South Korean internet forum

Todayhumor frequently noted under the initialism 오유 (OU), is a South Korean internet forum. Initially established as a community dedicated to humor, it became a left-leaning political website due to its unique nature.

==Overview==
Todayhumor launched in September 1999 as a subsection of Infomail.co.kr, a South Korean email service. As of April 2013, it is owned and operated as a private organization.

== Presidential election, 2012 ==

During the 2012 South Korean presidential election, an agent of South Korean National Intelligence Service, known by her last name Kim, created multiple user IDs in Todayhumor website and posted articles and comments.
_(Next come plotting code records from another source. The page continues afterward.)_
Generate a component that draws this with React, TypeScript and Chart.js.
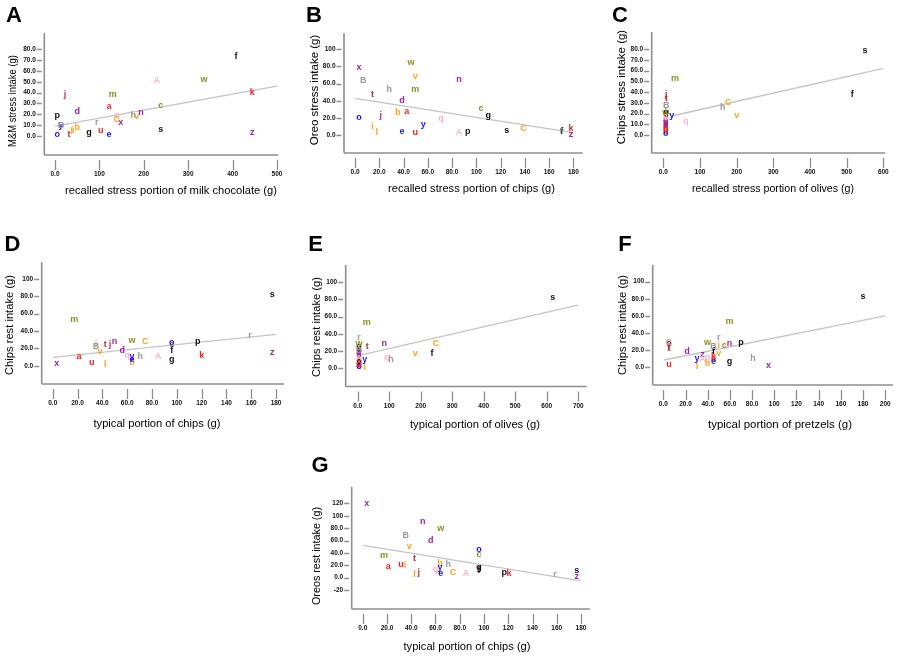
import React, { useEffect, useRef } from "react";
import { Chart, registerables } from "chart.js";
Chart.register(...registerables);

// participant codes (same order in every series)
const participants = ["a","b","c","d","e","f","g","h","i","j","k","l","m","n","o","p","q","r","s","t","u","v","w","x","y","z","A","B","C"];

// Panel A: recalled stress portion of milk chocolate vs M&M stress intake
const aX = [121.6,50.3,238,50.3,121.6,407.7,76.6,176.4,41.3,22.5,444.4,38,129.9,193.7,5,5.2,139,93.8,238,31.5,102.9,184,335.6,148,13.5,444.4,229,13.5,139];
const aY = [27,8,27.7,23,1.8,73.2,3.4,18.5,4.9,38.7,40.3,4,38.7,21.8,1.8,18.5,18.5,12.3,6.2,1.8,5.5,17.8,51.7,12.3,10.1,3.4,51,10.1,14.8];
// Panel B: recalled stress portion of chips vs Oreo stress intake
const bX = [42.6,35.2,103.9,38.7,38.7,170.4,109.9,28.3,14.3,21.2,178,17.9,49.7,85.7,3.3,92.9,70.9,170,125,14.3,49.7,49.7,46.2,3.3,56.3,178,85.7,6.8,138.8];
const bY = [27.2,26.5,31.1,39.7,3.9,3.9,23.3,53.3,9.7,23.3,7,3.1,53.3,64.2,20.2,3.9,18.7,5,4.7,46.7,3.1,68.8,84.4,78.5,12.8,0.8,3.1,63,7];
// Panel C: recalled stress portion of olives vs Chips stress intake
const cX = [7,7,8,7,7,515.5,7,162,7,8,7,7,32,7,7,8,61.9,8,550,8,7,200,7,7,22.9,7,7,8,177.3];
const cY = [9,6,19,14,3,37.8,20,25.4,4,38,7,2.5,52.4,12,1.5,21,13,24,78.4,34,5,17.7,20.5,11,18,9.5,16,27,30];
// Panel D: typical portion of chips vs Chips rest intake
const dX = [21.2,63.9,95.9,56.1,63.9,95.9,95.9,70.6,34.9,46.2,120.1,42.4,17.4,49.7,95.9,116.9,60.1,159,177,42.4,31.4,38.1,63.9,3.2,63.9,177,85.1,34.9,74.6];
const dY = [10.4,3.5,23.9,18.1,7.3,17.3,6.6,10.8,25,24.2,11.2,1.2,53.5,28.1,27,27.7,12.3,35.4,82.3,25,3.5,15.8,29.6,2,10.4,15.4,10.4,21.9,27.7];
// Panel E: typical portion of olives vs Chips rest intake
const eX = [4,4,4,4,4,235.8,4,105.7,4,4,4,22.1,28.4,84.5,4,4,91.9,4.1,618.7,30.6,4,182.9,4,4,22.1,4,4,4,248.4];
const eY = [6.4,3.5,22.4,17.4,2.4,17.4,25.2,10.4,12,14,5,0.7,53,28.3,1.5,8,12.4,35.6,82.1,25.1,4.4,16.6,29,15.4,10.4,19.5,11,21,28.3];
// Panel F: typical portion of pretzels vs Chips rest intake
const fX = [45.1,39.7,54.8,21.4,45.1,45.1,59.6,80.7,50,5.1,45.1,30.4,59.6,59.6,5.1,69.9,39.7,50,180,5.1,5.1,50,39.7,94.8,30.4,35.2,35.2,45.1,5.1];
const fY = [10,4.6,25.3,18.2,6.6,18.2,6.6,10.5,24.9,25,12.4,0.7,53.3,28,27.5,28.8,11.7,35,82.5,22.5,3.5,16.3,29.2,1.9,10.5,15.5,9.3,24.1,29];
// Panel G: typical portion of chips vs Oreos rest intake
const gX = [21.1,63.7,95.9,56.1,64.3,95.9,95.9,70.6,34.9,46.2,120.6,42.6,17.6,49.5,95.9,116.7,59.9,158.5,176.4,42.6,31.6,38.4,64.3,3.3,63.7,176.4,85.2,35.4,74.4];
const gY = [17.7,22.1,38.2,59.2,6,11.3,16.1,20.5,20,8.6,7,4.4,35.5,90.3,44.7,8.6,13.5,5.4,11.3,30.2,21.6,51.1,79.6,118.9,16.7,1.7,6,67.3,8.1];

// fit line end points [x, y]
const fitA = [[0, 9.2], [500, 46]];
const fitB = [[0, 42.8], [180, 2.7]];
const fitC = [[23, 17.7], [600, 62]];
const fitD = [[0, 9.7], [180, 36.2]];
const fitE = [[12.7, 15.5], [698, 73.3]];
const fitF = [[0.6, 8.5], [200, 60]];
const fitG = [[0.5, 52.3], [180, -5.3]];

// tick values and labels
const ticks0to500 = [0, 100, 200, 300, 400, 500];
const labels0to500 = ["0.0", "100", "200", "300", "400", "500"];
const ticks0to180 = [0, 20, 40, 60, 80, 100, 120, 140, 160, 180];
const labels0to180 = ["0.0", "20.0", "40.0", "60.0", "80.0", "100", "120", "140", "160", "180"];
const ticks0to600 = [0, 100, 200, 300, 400, 500, 600];
const labels0to600 = ["0.0", "100", "200", "300", "400", "500", "600"];
const ticks0to700 = [0, 100, 200, 300, 400, 500, 600, 700];
const labels0to700 = ["0.0", "100", "200", "300", "400", "500", "600", "700"];
const ticks0to200 = [0, 20, 40, 60, 80, 100, 120, 140, 160, 180, 200];
const labels0to200 = ["0.0", "20.0", "40.0", "60.0", "80.0", "100", "120", "140", "160", "180", "200"];
const yTicks0to80by10 = [0, 10, 20, 30, 40, 50, 60, 70, 80];
const yLabels0to80by10 = ["0.0", "10.0", "20.0", "30.0", "40.0", "50.0", "60.0", "70.0", "80.0"];
const yTicks0to100 = [0, 20, 40, 60, 80, 100];
const yLabels0to100 = ["0.0", "20.0", "40.0", "60.0", "80.0", "100"];
const yTicksM20to120 = [-20, 0, 20, 40, 60, 80, 100, 120];
const yLabelsM20to120 = ["-20", "0.0", "20.0", "40.0", "60.0", "80.0", "100", "120"];

const letterColors: Record<string, string> = {
  e: "#1414ff", o: "#1414ff", y: "#1414ff",
  a: "#ff1a1a", u: "#ff1a1a", k: "#ff1a1a",
  j: "#d42a4a", t: "#b8282e",
  d: "#a01fa8", n: "#a01fa8", x: "#a01fa8", z: "#a01fa8",
  b: "#ffa31a", i: "#ffa31a", l: "#ffa31a", v: "#ffa31a", C: "#ffa31a",
  m: "#8f8f1f", w: "#8f8f1f", c: "#8f8f1f",
  f: "#111111", g: "#111111", p: "#111111", s: "#111111",
  h: "#9a9a9a", B: "#9a9a9a", r: "#9a9a9a",
  A: "#ffb3c6", q: "#ffb3c6",
};

type Spec = {
  id: string; xs: number[]; ys: number[]; fit: number[][];
  xTicks: number[]; xLabels: string[]; yTicks: number[]; yLabels: string[];
  xTitle: string; yTitle: string;
  canvas: { l: number; t: number; w: number; h: number };
  area: { l: number; t: number; r: number; b: number };
  xr: [number, number]; yr: [number, number];
  tag: [number, number];
  xT: [number, number, number]; yT: [number, number, number];
};

const panels: Spec[] = [
  { id: "A", xs: aX, ys: aY, fit: fitA, xTicks: ticks0to500, xLabels: labels0to500, yTicks: yTicks0to80by10, yLabels: yLabels0to80by10,
    xTitle: "recalled stress portion of milk chocolate (g)", yTitle: "M&M stress intake (g)",
    canvas: { l: 0, t: 0, w: 290, h: 200 }, area: { l: 44.3, t: 33, r: 278.3, b: 155 }, xr: [-24.1, 503], yr: [-17.5, 95],
    tag: [14, 15], xT: [171, 191, 212], yT: [12.5, 101, 92] },
  { id: "B", xs: bX, ys: bY, fit: fitB, xTicks: ticks0to180, xLabels: labels0to180, yTicks: yTicks0to100, yLabels: yLabels0to100,
    xTitle: "recalled stress portion of chips (g)", yTitle: "Oreo stress intake (g)",
    canvas: { l: 290, t: 0, w: 300, h: 200 }, area: { l: 344, t: 33, r: 582.7, b: 153 }, xr: [-9.1, 187.7], yr: [-21, 119],
    tag: [314, 15], xT: [471.5, 189, 167], yT: [315, 90, 113] },
  { id: "C", xs: cX, ys: cY, fit: fitC, xTicks: ticks0to600, xLabels: labels0to600, yTicks: yTicks0to80by10, yLabels: yLabels0to80by10,
    xTitle: "recalled stress portion of olives (g)", yTitle: "Chips stress intake (g)",
    canvas: { l: 590, t: 0, w: 308, h: 200 }, area: { l: 651.7, t: 32, r: 885, b: 153 }, xr: [-31.6, 604.6], yr: [-16.7, 95.8],
    tag: [620, 15], xT: [773, 189, 162], yT: [621.7, 87, 118] },
  { id: "D", xs: dX, ys: dY, fit: fitD, xTicks: ticks0to180, xLabels: labels0to180, yTicks: yTicks0to100, yLabels: yLabels0to100,
    xTitle: "typical portion of chips (g)", yTitle: "Chips rest intake (g)",
    canvas: { l: 0, t: 200, w: 290, h: 235 }, area: { l: 41.7, t: 262.3, r: 284, b: 384 }, xr: [-8.9, 186.4], yr: [-21.1, 119.3],
    tag: [12.5, 244], xT: [157, 424, 127], yT: [10, 325, 100] },
  { id: "E", xs: eX, ys: eY, fit: fitE, xTicks: ticks0to700, xLabels: labels0to700, yTicks: yTicks0to100, yLabels: yLabels0to100,
    xTitle: "typical portion of olives (g)", yTitle: "Chips rest intake (g)",
    canvas: { l: 290, t: 200, w: 300, h: 235 }, area: { l: 345.7, t: 265, r: 586.7, b: 386.5 }, xr: [-38, 726.6], yr: [-21.2, 120],
    tag: [315.5, 244], xT: [475, 425, 130], yT: [316.7, 327, 100] },
  { id: "F", xs: fX, ys: fY, fit: fitF, xTicks: ticks0to200, xLabels: labels0to200, yTicks: yTicks0to100, yLabels: yLabels0to100,
    xTitle: "typical portion of pretzels (g)", yTitle: "Chips rest intake (g)",
    canvas: { l: 590, t: 200, w: 308, h: 235 }, area: { l: 652.7, t: 265, r: 893, b: 385 }, xr: [-9.6, 207], yr: [-20.7, 119.5],
    tag: [625, 244], xT: [780, 425, 144], yT: [623, 325, 100] },
  { id: "G", xs: gX, ys: gY, fit: fitG, xTicks: ticks0to180, xLabels: labels0to180, yTicks: yTicksM20to120, yLabels: yLabelsM20to120,
    xTitle: "typical portion of chips (g)", yTitle: "Oreos rest intake (g)",
    canvas: { l: 280, t: 440, w: 330, h: 216 }, area: { l: 351.7, t: 486.7, r: 590, b: 609 }, xr: [-9.1, 187.4], yr: [-50.5, 146.8],
    tag: [320, 465], xT: [467, 646.5, 127], yT: [316.7, 556, 98] },
];

const AXIS = "#8e8e8e";

function makePlugin(spec: Spec) {
  const ox = spec.canvas.l, oy = spec.canvas.t;
  return {
    id: "panelDecor" + spec.id,
    beforeDatasetsDraw(chart: any) {
      const ctx = chart.ctx as CanvasRenderingContext2D;
      const { left, right, top, bottom } = chart.chartArea;
      const xs = chart.scales.x, ys = chart.scales.y;
      ctx.save();
      ctx.strokeStyle = AXIS;
      ctx.lineWidth = 1.6;
      ctx.beginPath();
      ctx.moveTo(left, top); ctx.lineTo(left, bottom);
      ctx.moveTo(left, bottom); ctx.lineTo(right, bottom);
      ctx.stroke();
      ctx.lineWidth = 1.3;
      ctx.beginPath();
      spec.xTicks.forEach((v) => {
        const px = Math.round(xs.getPixelForValue(v)) + 0.5;
        ctx.moveTo(px, bottom + 5); ctx.lineTo(px, bottom + 15);
      });
      spec.yTicks.forEach((v) => {
        const py = Math.round(ys.getPixelForValue(v)) + 0.5;
        ctx.moveTo(left - 7.5, py); ctx.lineTo(left - 2.5, py);
      });
      ctx.stroke();
      ctx.fillStyle = "#111";
      ctx.font = "bold 6.5px Arial";
      ctx.textAlign = "center";
      ctx.textBaseline = "middle";
      spec.xTicks.forEach((v, i) => {
        ctx.fillText(spec.xLabels[i], xs.getPixelForValue(v), bottom + 19.5);
      });
      ctx.textAlign = "right";
      spec.yTicks.forEach((v, i) => {
        ctx.fillText(spec.yLabels[i], left - 8.5, ys.getPixelForValue(v));
      });
      // titles
      ctx.font = "11.5px Arial";
      ctx.textAlign = "center";
      ctx.fillStyle = "#000";
      ctx.fillText(spec.xTitle, spec.xT[0] - ox, spec.xT[1] - oy, spec.xT[2]);
      ctx.save();
      ctx.translate(spec.yT[0] - ox, spec.yT[1] - oy);
      ctx.rotate(-Math.PI / 2);
      ctx.fillText(spec.yTitle, 0, 0, spec.yT[2]);
      ctx.restore();
      // panel tag
      ctx.font = "bold 22px Arial";
      ctx.fillText(spec.id, spec.tag[0] - ox, spec.tag[1] - oy + 1);
      ctx.restore();
    },
    afterDatasetsDraw(chart: any) {
      const ctx = chart.ctx as CanvasRenderingContext2D;
      const meta = chart.getDatasetMeta(1);
      ctx.save();
      ctx.font = "bold 9px Arial";
      ctx.textAlign = "center";
      ctx.textBaseline = "middle";
      meta.data.forEach((el: any, i: number) => {
        const ch = participants[i];
        ctx.fillStyle = letterColors[ch] || "#000";
        ctx.fillText(ch, el.x, el.y);
      });
      ctx.restore();
    },
  };
}

function Panel({ spec }: { spec: Spec }) {
  const ref = useRef<HTMLCanvasElement>(null);
  useEffect(() => {
    const c = spec.canvas, a = spec.area;
    const chart = new Chart(ref.current as HTMLCanvasElement, {
      type: "scatter",
      data: {
        datasets: [
          {
            type: "line",
            data: spec.fit.map((p) => ({ x: p[0], y: p[1] })),
            borderColor: "#c4c4c4",
            borderWidth: 1.3,
            pointRadius: 0,
            fill: false,
          } as any,
          {
            data: spec.xs.map((x, i) => ({ x, y: spec.ys[i] })),
            pointRadius: 0,
            backgroundColor: "transparent",
          },
        ],
      },
      options: {
        responsive: false,
        animation: false,
        devicePixelRatio: 1,
        events: [],
        layout: {
          padding: { left: a.l - c.l, top: a.t - c.t, right: c.l + c.w - a.r, bottom: c.t + c.h - a.b },
        },
        plugins: { legend: { display: false }, tooltip: { enabled: false } },
        scales: {
          x: { type: "linear", display: false, min: spec.xr[0], max: spec.xr[1] },
          y: { type: "linear", display: false, min: spec.yr[0], max: spec.yr[1] },
        },
      },
      plugins: [makePlugin(spec)],
    });
    return () => chart.destroy();
  }, [spec]);
  const c = spec.canvas;
  return (
    <canvas
      ref={ref}
      width={c.w}
      height={c.h}
      style={{ position: "absolute", left: c.l, top: c.t, width: c.w, height: c.h }}
    />
  );
}

export default function App() {
  return (
    <div style={{ position: "fixed", left: 0, top: 0, width: 898, height: 656, background: "#fff", overflow: "hidden" }}>
      {panels.map((p) => (
        <Panel key={p.id} spec={p} />
      ))}
    </div>
  );
}
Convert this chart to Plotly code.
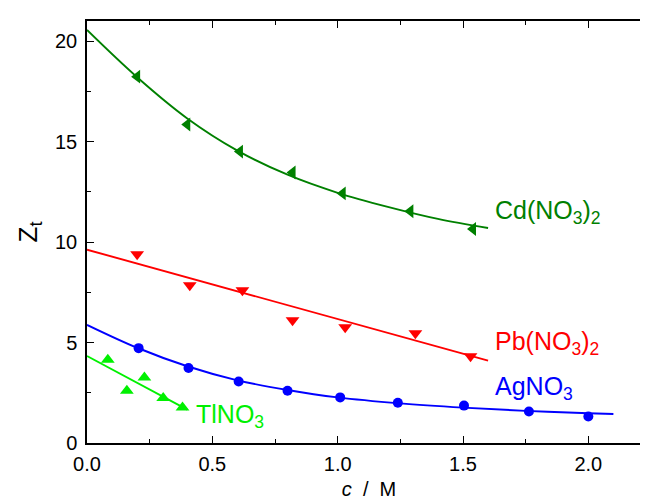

South Korean Police confirmed that she had signed up for 16 user IDs and made 288 clicks to express support or opposition to articles in Todayhumor. They also confirmed that she posted articles to Todayhumor on politically sensitive topics including Jeju-do Naval Base and Four Major Rivers Project.
Subsequently, the police announced that 5 user IDs out of 16 were used by others.